▶ Exercise directions: Everything from the first line down to the line containing "const s10_800_hi = [60, 16, 12.8, 6, 2];" is to be retyped exactly, both ends included, with pictures left out.

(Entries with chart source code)
-- begin --

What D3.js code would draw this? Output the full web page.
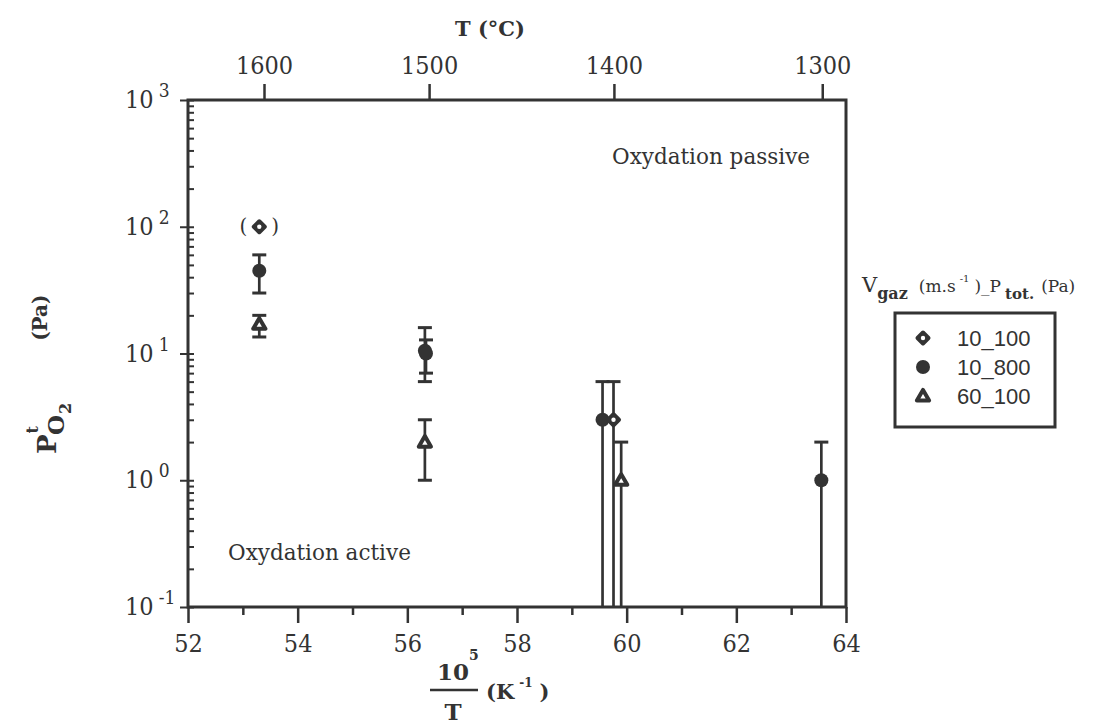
<!DOCTYPE html>
<html><head><meta charset="utf-8">
<script src="https://cdn.jsdelivr.net/npm/d3@7"></script>
<style>
body{margin:0;background:#fff;}
text{fill:#333;font-family:"DejaVu Serif",serif;}
.tick text{font-family:"DejaVu Serif",serif;font-stretch:condensed;}
</style></head><body>
<svg id="c" width="1117" height="724"></svg>
<script>
// ---- data ----
const xTicks = [52,53,54,55,56,57,58,59,60,61,62,63,64];
const tempTicks = [1600,1500,1400,1300];
const yExponents = [-1,0,1,2,3];
const seriesNames = ["10_100","10_800","60_100"];

const s10_100_x  = [53.3, 59.76];
const s10_100_y  = [100, 3];
const s10_100_lo = [null, 0.05];
const s10_100_hi = [null, 6];

const s10_800_x  = [53.3, 56.32, 56.34, 59.56, 63.55];
const s10_800_y  = [45, 10.5, 10, 3, 1];
const s10_800_lo = [30, 6, 7, 0.05, 0.05];
const s10_800_hi = [60, 16, 12.8, 6, 2];

const s60_100_x  = [53.3, 56.32, 59.9];
const s60_100_y  = [17, 2, 1];
const s60_100_lo = [13.5, 1, 0.05];
const s60_100_hi = [20, 3, 2];

// ---- layout ----
const C = "#333";
const svg = d3.select("#c");
const x = d3.scaleLinear().domain([52,64]).range([188,846]);
const y = d3.scaleLog().domain([0.1,1000]).range([607,100]);

// bottom axis
const gB = svg.append("g").attr("transform","translate(0,607)")
  .call(d3.axisBottom(x).tickValues(xTicks).tickSize(16).tickPadding(8)
    .tickFormat(d => d%2===0 ? d : ""));
gB.select(".domain").remove();
gB.selectAll(".tick line").attr("stroke",C).attr("stroke-width",2.5)
  .attr("y2", d => d%2===0 ? 16 : 8);
gB.selectAll(".tick text").attr("font-size",25).attr("fill",C).attr("dy","0.85em");

// top axis (temperature)
const gT = svg.append("g").attr("transform","translate(0,100)")
  .call(d3.axisTop(x).tickValues(tempTicks.map(t => 1e5/(t+273.15))).tickSize(16).tickPadding(10)
    .tickFormat((d,i) => tempTicks[i]));
gT.select(".domain").remove();
gT.selectAll(".tick line").attr("stroke",C).attr("stroke-width",2.5);
gT.selectAll(".tick text").attr("font-size",25).attr("fill",C);

// left axis minor/major ticks
const yTickVals = [];
yExponents.forEach(e => { if (e < 3) for (let m=1;m<10;m++) yTickVals.push(m*Math.pow(10,e)); else yTickVals.push(1000); });
const gL = svg.append("g").attr("transform","translate(188,0)")
  .call(d3.axisLeft(y).tickValues(yTickVals).tickSizeInner(-6).tickFormat(""));
gL.select(".domain").remove();
gL.selectAll(".tick line").attr("stroke",C).attr("stroke-width",2)
  .attr("x1", d => Math.abs(Math.log10(d)%1) < 1e-9 ? -8 : 0)
  .attr("x2", 6);
// y tick labels 10^n
yExponents.forEach(e => {
  const t = svg.append("text").attr("x",125).attr("y",y(Math.pow(10,e))+8).attr("font-size",25)
    .style("font-stretch","condensed");
  t.append("tspan").text("10");
  t.append("tspan").attr("dx",5).attr("dy",-11).attr("font-size",19).text(e<0 ? "-1" : String(e));
});

// frame
svg.append("rect").attr("x",188).attr("y",100).attr("width",658).attr("height",507)
  .attr("fill","none").attr("stroke",C).attr("stroke-width",3);

// axis titles
svg.append("text").attr("x",490).attr("y",36).attr("text-anchor","middle")
  .attr("font-size",21).attr("font-weight","bold").text("T (°C)");

const fx = svg.append("g");
fx.append("text").attr("x",453).attr("y",680).attr("text-anchor","middle").attr("font-size",23).attr("font-weight","bold").text("10");
fx.append("text").attr("x",469).attr("y",660).attr("font-size",14).attr("font-weight","bold").text("5");
fx.append("line").attr("x1",430).attr("x2",478).attr("y1",690).attr("y2",690).attr("stroke",C).attr("stroke-width",2.5);
fx.append("text").attr("x",453).attr("y",720).attr("text-anchor","middle").attr("font-size",23).attr("font-weight","bold").text("T");
const kt = fx.append("text").attr("x",486).attr("y",699).attr("font-size",21).attr("font-weight","bold");
kt.append("tspan").text("(K");
kt.append("tspan").attr("dx",5).attr("dy",-12).attr("font-size",12).text("-1");
kt.append("tspan").attr("dx",7).attr("dy",12).text(")");

const yl = svg.append("text").attr("transform","translate(56,454) rotate(-90)").attr("font-weight","bold").attr("font-size",26);
yl.append("tspan").text("P");
yl.append("tspan").attr("font-size",16).attr("dx",1).attr("dy",-18).text("t");
yl.append("tspan").attr("font-size",23).attr("dx",-9).attr("dy",26).text("O");
yl.append("tspan").attr("font-size",16).attr("dx",1).attr("dy",7).text("2");
yl.append("tspan").attr("font-size",20).attr("dx",62).attr("dy",-24).text("(Pa)");

// annotations
svg.append("text").attr("x",612).attr("y",164).attr("font-size",21.5).text("Oxydation passive");
svg.append("text").attr("x",228).attr("y",560).attr("font-size",21.5).text("Oxydation active");

// ---- marks ----
function errorBars(xs, ys, lo, hi) {
  const g = svg.append("g").attr("stroke",C);
  xs.forEach((xv,i) => {
    if (hi[i] == null) return;
    const yTop = y(hi[i]), yBot = y(Math.max(lo[i], 0.1));
    g.append("line").attr("x1",x(xv)).attr("x2",x(xv)).attr("y1",yTop).attr("y2",yBot).attr("stroke-width",2.7);
    g.append("line").attr("x1",x(xv)-7).attr("x2",x(xv)+7).attr("y1",yTop).attr("y2",yTop).attr("stroke-width",3);
    if (lo[i] >= 0.1)
      g.append("line").attr("x1",x(xv)-7).attr("x2",x(xv)+7).attr("y1",yBot).attr("y2",yBot).attr("stroke-width",3);
  });
}
errorBars(s10_800_x, s10_800_y, s10_800_lo, s10_800_hi);
errorBars(s10_100_x, s10_100_y, s10_100_lo, s10_100_hi);
errorBars(s60_100_x, s60_100_y, s60_100_lo, s60_100_hi);

const diamondPath = "M0,-5.5L5.5,0L0,5.5L-5.5,0Z";
function drawMarker(g, kind, cx, cy) {
  if (kind === "10_100") {
    g.append("path").attr("d",diamondPath).attr("transform",`translate(${cx},${cy})`)
      .attr("fill",C).attr("stroke",C).attr("stroke-width",4).attr("stroke-linejoin","round");
    g.append("circle").attr("cx",cx).attr("cy",cy).attr("r",2.2).attr("fill","#fff");
  } else if (kind === "10_800") {
    g.append("circle").attr("cx",cx).attr("cy",cy).attr("r",7).attr("fill",C);
  } else {
    g.append("path").attr("d",d3.symbol(d3.symbolTriangle,65)()).attr("transform",`translate(${cx},${cy+1})`)
      .attr("fill","#fff").attr("stroke",C).attr("stroke-width",4).attr("stroke-linejoin","round");
  }
}
const gm = svg.append("g");
s10_800_x.forEach((xv,i) => drawMarker(gm,"10_800",x(xv),y(s10_800_y[i])));
s10_100_x.forEach((xv,i) => drawMarker(gm,"10_100",x(xv),y(s10_100_y[i])));
s60_100_x.forEach((xv,i) => drawMarker(gm,"60_100",x(xv),y(s60_100_y[i])));
// parentheses around the bracketed point
svg.append("text").attr("x",x(s10_100_x[0])-12).attr("y",y(s10_100_y[0])+6).attr("text-anchor","end").attr("font-size",20).text("(");
svg.append("text").attr("x",x(s10_100_x[0])+12).attr("y",y(s10_100_y[0])+6).attr("font-size",20).text(")");

// ---- legend ----
const lt = svg.append("text").attr("x",862).attr("y",292).attr("font-size",21);
lt.append("tspan").text("V");
lt.append("tspan").attr("font-size",16).attr("font-weight","bold").attr("dy",7).text("gaz");
lt.append("tspan").attr("dx",11).attr("dy",-7).attr("font-size",17).text("(m.s");
lt.append("tspan").attr("dx",4).attr("dy",-10).attr("font-size",10).text("-1");
lt.append("tspan").attr("dx",5).attr("dy",10).attr("font-size",17).text(")_P");
lt.append("tspan").attr("dx",4).attr("dy",7).attr("font-size",15).attr("font-weight","bold").text("tot.");
lt.append("tspan").attr("dx",7).attr("dy",-7).attr("font-size",17).text("(Pa)");

svg.append("rect").attr("x",895).attr("y",313).attr("width",160).attr("height",114)
  .attr("fill","none").attr("stroke",C).attr("stroke-width",3);
const gLeg = svg.append("g");
seriesNames.forEach((s,i) => {
  const ly = 338 + i*29;
  drawMarker(gLeg, s, 923, ly);
  gLeg.append("text").attr("x",957).attr("y",ly+8).attr("font-size",22)
    .style("font-family","'Liberation Sans',Arial,sans-serif").text(s);
});
</script></body></html>
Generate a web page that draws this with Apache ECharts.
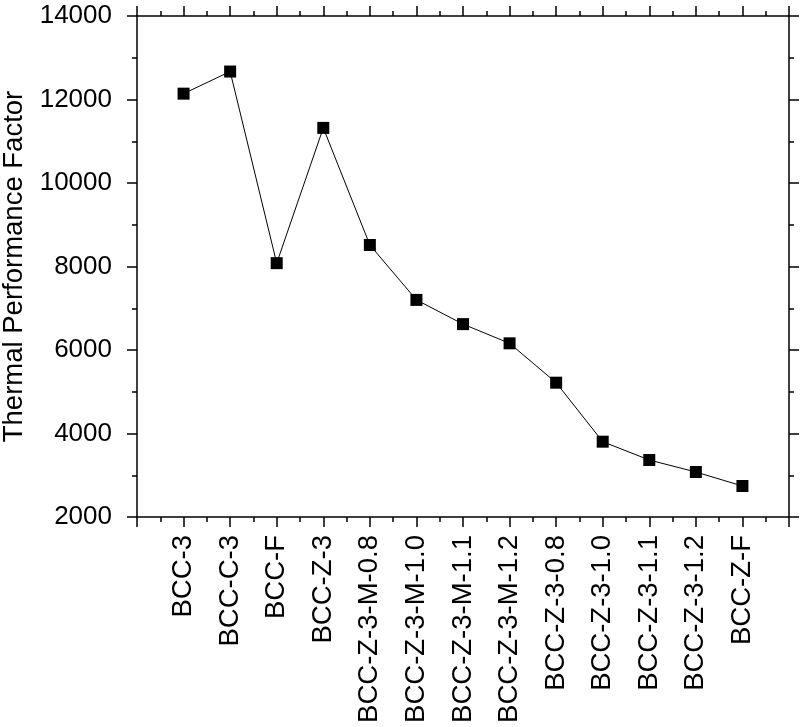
<!DOCTYPE html>
<html>
<head>
<meta charset="utf-8">
<script src="https://cdn.jsdelivr.net/npm/echarts@6/dist/echarts.min.js"></script>
<style>
html,body{margin:0;padding:0;background:#fff;}
#chart{width:800px;height:727px;}
</style>
</head>
<body>
<div id="chart"></div>
<script>
const categories = ["BCC-3","BCC-C-3","BCC-F","BCC-Z-3","BCC-Z-3-M-0.8","BCC-Z-3-M-1.0","BCC-Z-3-M-1.1","BCC-Z-3-M-1.2","BCC-Z-3-0.8","BCC-Z-3-1.0","BCC-Z-3-1.1","BCC-Z-3-1.2","BCC-Z-F"];
const tpfValues = [12140, 12670, 8080, 11320, 8515, 7200, 6620, 6160, 5217, 3804, 3365, 3078, 2742];
const yTicks = [2000, 4000, 6000, 8000, 10000, 12000, 14000];
const yTitle = "Thermal Performance Factor";

const FONT = "'Liberation Sans', Arial, Helvetica, sans-serif";
const axisLine = {show: true, onZero: false, lineStyle: {color: '#000', width: 1.5}};
const tick = {show: true, inside: false, length: 10, lineStyle: {color: '#000', width: 1.5}};
const minor = {show: true, splitNumber: 2, length: 5, lineStyle: {color: '#000', width: 1.5}};

const chart = echarts.init(document.getElementById('chart'), null, {renderer: 'canvas'});
const xBase = {
  type: 'value', min: 0, max: categories.length + 1, interval: 1,
  axisLine: axisLine, axisTick: tick, minorTick: minor,
  splitLine: {show: false}, minorSplitLine: {show: false}
};
const yBase = {
  type: 'value', min: yTicks[0], max: yTicks[yTicks.length - 1], interval: 2000,
  axisLine: axisLine, axisTick: tick, minorTick: minor,
  splitLine: {show: false}, minorSplitLine: {show: false}
};
chart.setOption({
  animation: false,
  backgroundColor: '#fff',
  grid: {left: 137, right: 11, top: 16, bottom: 210, containLabel: false, outerBoundsMode: 'none'},
  xAxis: [
    Object.assign({}, xBase, {
      position: 'bottom',
      axisLabel: {
        show: true, rotate: 90, margin: 18, color: '#000', fontSize: 27.5, fontFamily: FONT,
        formatter: function (v) { return (v >= 1 && v <= categories.length) ? categories[v - 1] : ''; }
      }
    }),
    Object.assign({}, xBase, {position: 'top', axisLabel: {show: false}})
  ],
  yAxis: [
    Object.assign({}, yBase, {
      position: 'left',
      name: yTitle, nameLocation: 'middle', nameRotate: 90, nameGap: 108,
      nameTextStyle: {color: '#000', fontSize: 27.5, fontFamily: FONT},
      axisLabel: {show: true, margin: 25, color: '#000', fontSize: 26, fontFamily: FONT,
        formatter: function (v) { return String(v); }}
    }),
    Object.assign({}, yBase, {position: 'right', axisLabel: {show: false}})
  ],
  series: [{
    type: 'line',
    xAxisIndex: 0, yAxisIndex: 0,
    data: tpfValues.map(function (v, i) { return [i + 1, v]; }),
    symbol: 'rect', symbolSize: 12,
    itemStyle: {color: '#000'},
    lineStyle: {color: '#000', width: 1}
  }]
});
</script>
</body>
</html>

-- end --

▶ The reply:
What D3.js code would draw this? Output the full web page.
<!DOCTYPE html>
<html><head><meta charset="utf-8">
<script src="https://cdn.jsdelivr.net/npm/d3@7"></script>
<style>
body{margin:0;background:#fff;}
text{fill:#333;font-family:"DejaVu Serif",serif;}
.tick text{font-family:"DejaVu Serif",serif;font-stretch:condensed;}
</style></head><body>
<svg id="c" width="1117" height="724"></svg>
<script>
// ---- data ----
const xTicks = [52,53,54,55,56,57,58,59,60,61,62,63,64];
const tempTicks = [1600,1500,1400,1300];
const yExponents = [-1,0,1,2,3];
const seriesNames = ["10_100","10_800","60_100"];

const s10_100_x  = [53.3, 59.76];
const s10_100_y  = [100, 3];
const s10_100_lo = [null, 0.05];
const s10_100_hi = [null, 6];

const s10_800_x  = [53.3, 56.32, 56.34, 59.56, 63.55];
const s10_800_y  = [45, 10.5, 10, 3, 1];
const s10_800_lo = [30, 6, 7, 0.05, 0.05];
const s10_800_hi = [60, 16, 12.8, 6, 2];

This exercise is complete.